Así estuvimos por alrededor de una hora más o menos,
hasta que la abuela dijo que quizá ya fuera tiempo de dormir y nos mandó a
todos a lavarnos los dientes y hacer nuestras necesidades antes de despedirse y
encerrarse en su cuarto junto a sus dos amigos musculosos.
Papá y mamá compartieron un cuarto, naturalmente, al
igual que hermana y yo, lo cual era un fastidio. Hermana roncaba un montón.
−Si roncas, tendré que taparte la boca con uno de mis
calcetines −le advertí a la vez que me ponía uno de los piyamas de la abuela;
me quedaba holgadísimo.
−Lo mismo le advierto a ti y a tu culo si eructa mucho
esta noche −me dijo ella por su lado. Se veía graciosísima con el piyama rosa
de anciana que le había prestado la abuela.
Nos quedamos entonces un buen rato mirando al techo con
la luz apagada, cansados pero sin poder dormir todavía. Hermana dejó escapar un
gas, le echó la culpa a un gato que intentó hacerme creer se había asomado por
la ventana, y se removió un poco, inquieta.
−¿Qué te pasa? −le pregunté−. ¿Te pican los gusanos del
culo?
−No sé −me dijo sin ningún dejo de ironía−. Tengo un mal
presentimiento.
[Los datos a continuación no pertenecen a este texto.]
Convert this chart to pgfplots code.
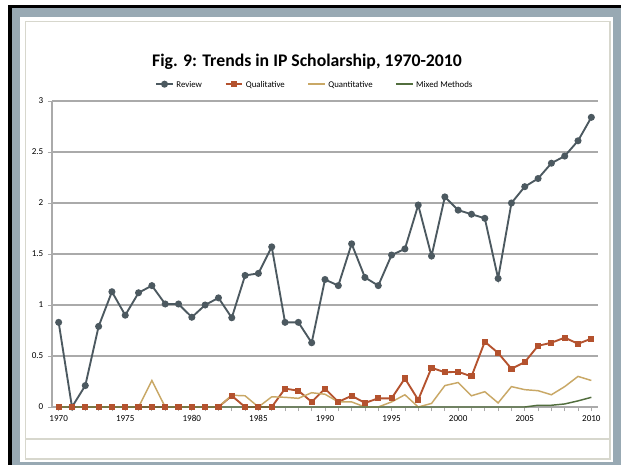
\documentclass[border=0pt]{standalone}
\usepackage{pgfplots}
\pgfplotsset{compat=1.18}
\usepackage{fontspec}
\setmainfont{Carlito}

\definecolor{frameblue}{RGB}{152,169,179}
\definecolor{matline}{RGB}{215,215,205}
\definecolor{gridgray}{RGB}{170,170,170}
\definecolor{review}{RGB}{76,89,96}
\definecolor{quali}{RGB}{180,82,46}
\definecolor{quanti}{RGB}{201,168,102}
\definecolor{mixed}{RGB}{82,110,62}

\begin{document}
\begin{tikzpicture}
% frame, in pixels of the 621x465 picture (y measured from the bottom)
\begin{scope}[x=0.75pt, y=0.75pt]
  \fill[white] (0,0) rectangle (621,465);
  \fill[black] (8,0) rectangle (621,460);
  \fill[frameblue] (12,0) rectangle (621,457);
  \fill[white] (20,3) rectangle (613,448);
  \draw[matline, line width=0.8pt] (25.5,6) rectangle (610,443.5);
  \draw[matline, line width=0.8pt] (25.5,26) -- (610,26);
  \node[font=\bfseries\fontsize{13.3}{15}\selectfont] at (307,403)
    {Fig. 9: Trends in IP Scholarship, 1970-2010};
\end{scope}

\begin{axis}[
  at={(39pt,43.5pt)}, anchor=south west,
  scale only axis,
  width=409.5pt, height=229.5pt,
  xmin=1969.5, xmax=2010.5,
  ymin=0, ymax=3,
  clip=false,
  axis lines=left,
  axis line style={-, draw=gridgray, line width=0.8pt},
  xtick={1970,1975,...,2010},
  minor x tick num=4,
  ytick={0,0.5,...,3},
  tick align=outside,
  major tick length=3pt, minor tick length=3pt,
  tick style={draw=gridgray, line width=0.6pt},
  ymajorgrids,
  grid style={draw=gridgray, line width=0.8pt},
  ticklabel style={font=\fontsize{6.8}{8}\selectfont},
  /pgf/number format/assume math mode=true,
  xticklabel style={/pgf/number format/1000 sep={}},
  legend columns=4,
  legend style={
    at={(axis description cs:0.482,1.055)}, anchor=center,
    draw=none, fill=none,
    font=\fontsize{6.6}{8}\selectfont,
    nodes={text depth=0pt},
    /tikz/every even column/.append style={column sep=15pt},
  },
  legend image code/.code={
    \draw[mark repeat=2, mark phase=2]
      plot coordinates {(0cm,0cm) (0.22cm,0cm) (0.44cm,0cm)};
  },
]

% Review
\addplot[review, line width=1.4pt, mark=*, mark size=1.9pt,
  mark options={fill=review, draw=review}] coordinates {
  (1970,0.83) (1971,0) (1972,0.21) (1973,0.79) (1974,1.13) (1975,0.90)
  (1976,1.12) (1977,1.19) (1978,1.01) (1979,1.01) (1980,0.88) (1981,1.00)
  (1982,1.07) (1983,0.875) (1984,1.29) (1985,1.31) (1986,1.57) (1987,0.83)
  (1988,0.83) (1989,0.63) (1990,1.25) (1991,1.19) (1992,1.60) (1993,1.27)
  (1994,1.19) (1995,1.49) (1996,1.55) (1997,1.98) (1998,1.48) (1999,2.06)
  (2000,1.93) (2001,1.89) (2002,1.85) (2003,1.26) (2004,2.00) (2005,2.16)
  (2006,2.24) (2007,2.39) (2008,2.46) (2009,2.61) (2010,2.84)
};
\addlegendentry{Review}

% Qualitative
\addplot[quali, line width=1.4pt, mark=square*, mark size=1.6pt,
  mark options={fill=quali, draw=quali}] coordinates {
  (1970,0) (1971,0) (1972,0) (1973,0) (1974,0) (1975,0) (1976,0) (1977,0)
  (1978,0) (1979,0) (1980,0) (1981,0) (1982,0) (1983,0.11) (1984,0) (1985,0)
  (1986,0) (1987,0.18) (1988,0.16) (1989,0.05) (1990,0.18) (1991,0.05)
  (1992,0.11) (1993,0.04) (1994,0.085) (1995,0.085) (1996,0.28) (1997,0.07)
  (1998,0.385) (1999,0.34) (2000,0.345) (2001,0.30) (2002,0.64) (2003,0.53)
  (2004,0.375) (2005,0.44) (2006,0.60) (2007,0.63) (2008,0.68) (2009,0.62)
  (2010,0.67)
};
\addlegendentry{Qualitative}

% Quantitative
\addplot[quanti, line width=1.1pt, mark=none] coordinates {
  (1970,0) (1971,0) (1972,0) (1973,0) (1974,0) (1975,0) (1976,0) (1977,0.26)
  (1978,0) (1979,0) (1980,0) (1981,0) (1982,0) (1983,0.115) (1984,0.11)
  (1985,0) (1986,0.10) (1987,0.095) (1988,0.085) (1989,0.14) (1990,0.125)
  (1991,0.05) (1992,0.05) (1993,0) (1994,0) (1995,0.05) (1996,0.12) (1997,0)
  (1998,0.035) (1999,0.21) (2000,0.24) (2001,0.11) (2002,0.15) (2003,0.04)
  (2004,0.20) (2005,0.17) (2006,0.16) (2007,0.12) (2008,0.20) (2009,0.30)
  (2010,0.26)
};
\addlegendentry{Quantitative}

% Mixed Methods
\addplot[mixed, line width=1.1pt, mark=none] coordinates {
  (1970,0) (1975,0) (1980,0) (1985,0) (1990,0) (1995,0) (2000,0) (2005,0)
  (2006,0.017) (2007,0.017) (2008,0.03) (2009,0.06) (2010,0.095)
};
\addlegendentry{Mixed Methods}

\end{axis}
\end{tikzpicture}
\end{document}
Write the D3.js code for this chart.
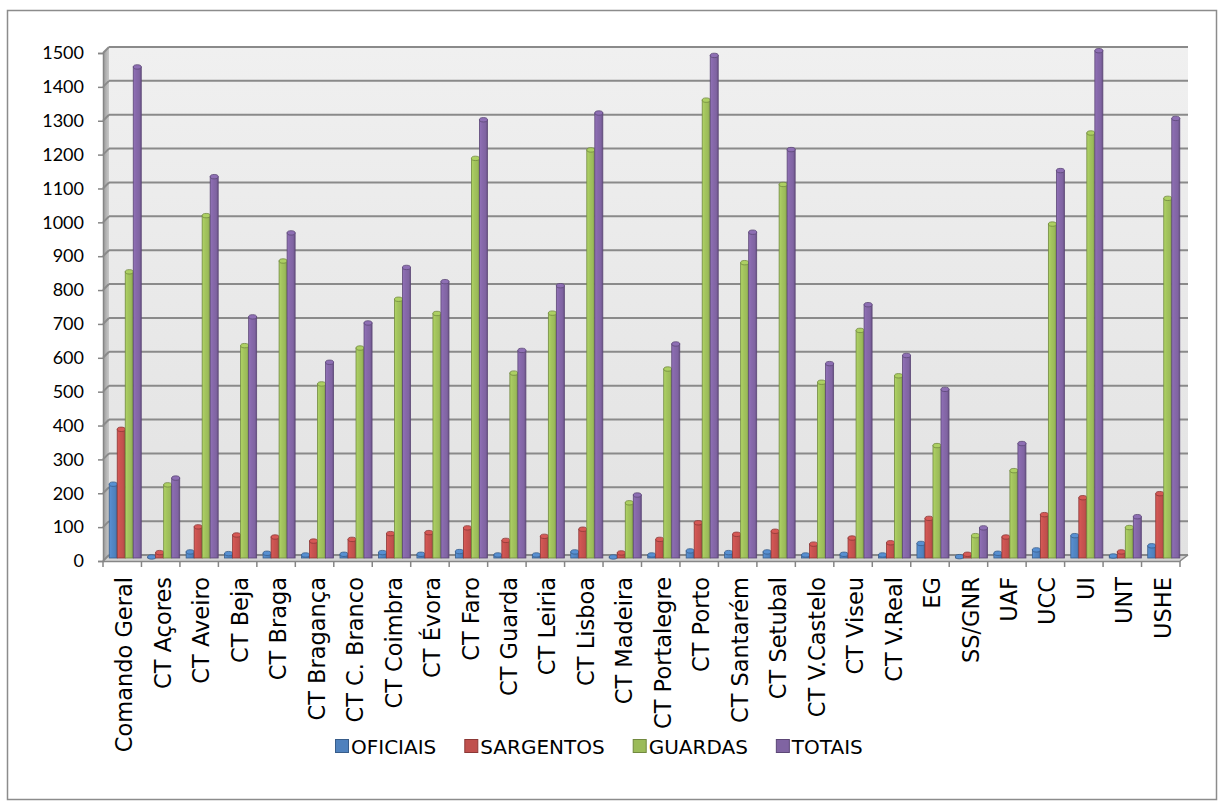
<!DOCTYPE html>
<html>
<head>
<meta charset="utf-8">
<script src="https://cdn.jsdelivr.net/npm/d3@7/dist/d3.min.js"></script>
<style>
  html, body { margin: 0; padding: 0; background: #ffffff; }
  svg { display: block; }
</style>
</head>
<body>
<svg id="chart" width="1223" height="807"></svg>
<script>
// Efectivos por unidade
const categories = ["Comando Geral", "CT Açores", "CT Aveiro", "CT Beja", "CT Braga", "CT Bragança",
  "CT C. Branco", "CT Coimbra", "CT Évora", "CT Faro", "CT Guarda", "CT Leiria", "CT Lisboa",
  "CT Madeira", "CT Portalegre", "CT Porto", "CT Santarém", "CT Setubal", "CT V.Castelo",
  "CT Viseu", "CT V.Real", "EG", "SS/GNR", "UAF", "UCC", "UI", "UNT", "USHE"];

const oficiais  = [218, 3, 18, 13, 14, 9, 11, 16, 11, 19, 9, 9, 18, 3, 9, 21, 16, 18, 9, 11, 9, 43, 4, 14, 24, 66, 6, 36];
const sargentos = [380, 16, 92, 68, 62, 50, 55, 72, 75, 89, 52, 64, 85, 15, 55, 104, 70, 79, 41, 59, 45, 117, 11, 62, 128, 178, 18, 190];
const guardas   = [845, 216, 1011, 627, 877, 514, 620, 764, 722, 1180, 546, 723, 1205, 163, 558, 1352, 872, 1103, 519, 672, 538, 332, 66, 258, 986, 1255, 90, 1062];
const totais    = [1450, 236, 1126, 712, 960, 578, 694, 858, 816, 1294, 613, 804, 1314, 186, 632, 1484, 962, 1206, 574, 748, 598, 498, 89, 338, 1144, 1498, 122, 1298];

const seriesNames = ["OFICIAIS", "SARGENTOS", "GUARDAS", "TOTAIS"];
const seriesValues = [oficiais, sargentos, guardas, totais];
const yTicks = [0, 100, 200, 300, 400, 500, 600, 700, 800, 900, 1000, 1100, 1200, 1300, 1400, 1500];

const colors = ["#4F81BD", "#C0504D", "#9BBB59", "#8064A2"];
const edges  = ["#385D8A", "#8C3836", "#71893F", "#5C4776"];

const svg = d3.select("#chart");
const W = 1223, H = 807;

// frame
svg.append("rect").attr("x", 0).attr("y", 0).attr("width", W).attr("height", H).attr("fill", "#fff");
svg.append("rect").attr("x", 7.5).attr("y", 10.5).attr("width", 1209).attr("height", 789)
  .attr("fill", "none").attr("stroke", "#8c8c8c").attr("stroke-width", 1.5);

// front plane geometry and depth of the 3D box
const xLeft = 103, xRight = 1180;
const depth = { dx: 6, dy: -6 };
const y = d3.scaleLinear().domain([0, 1500]).range([561, 53]);
const x0 = d3.scaleBand().domain(categories).range([xLeft, xRight]).paddingInner(0).paddingOuter(0);
const x1 = d3.scaleBand().domain(seriesNames).range([0, x0.bandwidth()]).paddingInner(0).paddingOuter(0.4);

const defs = svg.append("defs");
const wallGrad = defs.append("linearGradient").attr("id", "wall").attr("x1", 0).attr("y1", 0).attr("x2", 0).attr("y2", 1);
wallGrad.append("stop").attr("offset", "0%").attr("stop-color", "#f0f0f0");
wallGrad.append("stop").attr("offset", "100%").attr("stop-color", "#e2e2e2");
const sideGrad = defs.append("linearGradient").attr("id", "side").attr("x1", 0).attr("y1", 0).attr("x2", 1).attr("y2", 0);
sideGrad.append("stop").attr("offset", "0%").attr("stop-color", "#9a9a9a");
sideGrad.append("stop").attr("offset", "100%").attr("stop-color", "#c8c8c8");

colors.forEach((c, i) => {
  const g = defs.append("linearGradient").attr("id", "bar" + i).attr("x1", 0).attr("y1", 0).attr("x2", 1).attr("y2", 0);
  const base = d3.color(c);
  g.append("stop").attr("offset", "0%").attr("stop-color", base.brighter(0.35));
  g.append("stop").attr("offset", "35%").attr("stop-color", base.brighter(0.15));
  g.append("stop").attr("offset", "75%").attr("stop-color", base);
  g.append("stop").attr("offset", "100%").attr("stop-color", base.darker(0.6));
});

const yTop = y(1500), yBot = y(0);

// side wall
svg.append("polygon")
  .attr("points", [[xLeft, yTop], [xLeft + depth.dx, yTop + depth.dy], [xLeft + depth.dx, yBot + depth.dy], [xLeft, yBot]].join(" "))
  .attr("fill", "url(#side)");
// back wall
svg.append("rect")
  .attr("x", xLeft + depth.dx).attr("y", yTop + depth.dy)
  .attr("width", xRight + depth.dx + 2 - (xLeft + depth.dx)).attr("height", yBot - yTop)
  .attr("fill", "url(#wall)");
// floor
svg.append("polygon")
  .attr("points", [[xLeft, yBot], [xRight, yBot], [xRight + depth.dx + 2, yBot + depth.dy], [xLeft + depth.dx, yBot + depth.dy]].join(" "))
  .attr("fill", "#d4d4d4");

// gridlines on the back wall and side wall
const grid = svg.append("g");
yTicks.forEach(v => {
  const yf = y(v), yb = y(v) + depth.dy;
  grid.append("line").attr("x1", xLeft + depth.dx).attr("x2", xRight + depth.dx + 2)
    .attr("y1", yb).attr("y2", yb).attr("stroke", "#8a8a8a").attr("stroke-width", 2);
  grid.append("line").attr("x1", xLeft).attr("x2", xLeft + depth.dx)
    .attr("y1", yf).attr("y2", yb).attr("stroke", "#8a8a8a").attr("stroke-width", 2);
});

// y axis
const yAxis = d3.axisLeft(y).tickValues(yTicks).tickSize(5).tickPadding(14).tickFormat(d3.format("d"));
const yg = svg.append("g").attr("transform", `translate(${xLeft},0)`).call(yAxis);
yg.select(".domain").attr("stroke", "#868686").attr("stroke-width", 1.5);
yg.selectAll(".tick line").attr("stroke", "#868686").attr("stroke-width", 1.5);
yg.selectAll(".tick text").attr("font-family", "Lato, 'DejaVu Sans', sans-serif").attr("font-size", 18).attr("fill", "#000");

// x axis: baseline and ticks between categories
const xAxis = d3.axisBottom(x0).tickSize(0).tickFormat("");
const xg = svg.append("g").attr("transform", `translate(0,${yBot})`).call(xAxis);
xg.select(".domain").attr("stroke", "#868686").attr("stroke-width", 1.5);
const bounds = categories.map(c => x0(c)).concat([xRight]);
xg.selectAll(".sep").data(bounds).enter().append("line").attr("class", "sep")
  .attr("x1", d => d).attr("x2", d => d).attr("y1", 0).attr("y2", 6)
  .attr("stroke", "#868686").attr("stroke-width", 1.5);
svg.append("line").attr("x1", xRight).attr("y1", yBot).attr("x2", xRight + depth.dx + 2).attr("y2", yBot + depth.dy)
  .attr("stroke", "#868686").attr("stroke-width", 1.5);

// category labels
svg.append("g").selectAll("text").data(categories).enter().append("text")
  .attr("transform", d => `translate(${x0(d) + x0.bandwidth() / 2 + 2},${yBot + 16}) rotate(-90)`)
  .attr("text-anchor", "end").attr("dy", "0.36em")
  .attr("font-family", "'DejaVu Sans', sans-serif").attr("font-size", 22.5).attr("fill", "#000")
  .text(d => d);

// bars, set at mid depth
const bx = depth.dx / 2, by = depth.dy / 2;
const bars = svg.append("g");
categories.forEach((cat, ci) => {
  seriesNames.forEach((s, si) => {
    const v = seriesValues[si][ci];
    const w = x1.bandwidth();
    const left = x0(cat) + x1(s) + bx;
    const top = y(v) + by, bottom = y(0) + by;
    const g = bars.append("g");
    g.append("rect").attr("x", left).attr("y", top).attr("width", w).attr("height", Math.max(0, bottom - top))
      .attr("fill", `url(#bar${si})`).attr("stroke", edges[si]).attr("stroke-width", 0.8);
    g.append("ellipse").attr("cx", left + w / 2).attr("cy", top).attr("rx", w / 2).attr("ry", 2.2)
      .attr("fill", d3.color(colors[si]).brighter(0.3)).attr("stroke", edges[si]).attr("stroke-width", 0.8);
  });
});

// legend
const legend = svg.append("g");
let lx = 335;
seriesNames.forEach((s, i) => {
  legend.append("rect").attr("x", lx + 0.5).attr("y", 739.5).attr("width", 13).attr("height", 13)
    .attr("fill", colors[i]).attr("stroke", edges[i]).attr("stroke-width", 1);
  const t = legend.append("text").attr("x", lx + 16).attr("y", 753.5)
    .attr("font-family", "'DejaVu Sans', sans-serif").attr("font-size", 20).attr("fill", "#000").text(s);
  lx += 16 + t.node().getComputedTextLength() + 28;
});
</script>
</body>
</html>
Aunque probablemente sean sólo ganas de orinar.
−Mejor ve ahora antes que mojes la cama… otra vez.
Hermana me dio un golpe con el dorso de su mano antes de
levantarse y dirigirse al baño con movimientos soñolientos. La sentí caminar
por el pasillo, abrir la puerta del fondo y sentarse en el retrete para hacer
sus necesidades. Después tiró la cadena, volvió a salir al pasillo y dio un
grito corto pero fuerte. Entonces escuché a otra persona en el pasillo, a
alguien sigiloso, y a papá y mamá levantarse de la cama en el cuarto contiguo.
Les imité por pura curiosidad, estando a punto de caer de bruces al pisar una
de las piernas del piyama que me había tocado usar.
Alcancé a ver una sombra escabulléndose por la ventana
del vestíbulo al tiempo que papá y mamá se asomaban en el pasillo.
−¡Se llevan a nuestra hija! −gritó mamá, apuntando con su
dedo acusón a la oscuridad reinante del otro lado de la casa−. ¡Debe ser ese
maldito cazarrecompensas!
Cómo podíamos habernos olvidado, pensé, cómo podíamos
habernos olvidado del maldito cazarecompensas que quería dar con nosotros.
También pensé en un mundo sin hermana, donde la mesada
íntegra me correspondiera solamente a mí, al igual que los cereales, los
chocolates y las golosinas que compraban papá y mamá al ir al supermercado,
pero tras abrirse la puerta del cuarto de la abuela y salir ésta armada con una
escopeta de aspecto mortífero junto con sus dos acompañantes en zunga con
sendas metralletas entre sus brazos, recordé que la familia es la familia y que
hay que luchar por ella siempre.
−¿Quién se ha llevado a hermana, mierda? −exclamó la
abuela, apuntando a la oscuridad.
Entonces
papá le explicó toda la historia de Samuel Maluenda mientras preparábamos el
auto de la abuela, para salir pitando de ahí por hermana lo más rápido posible.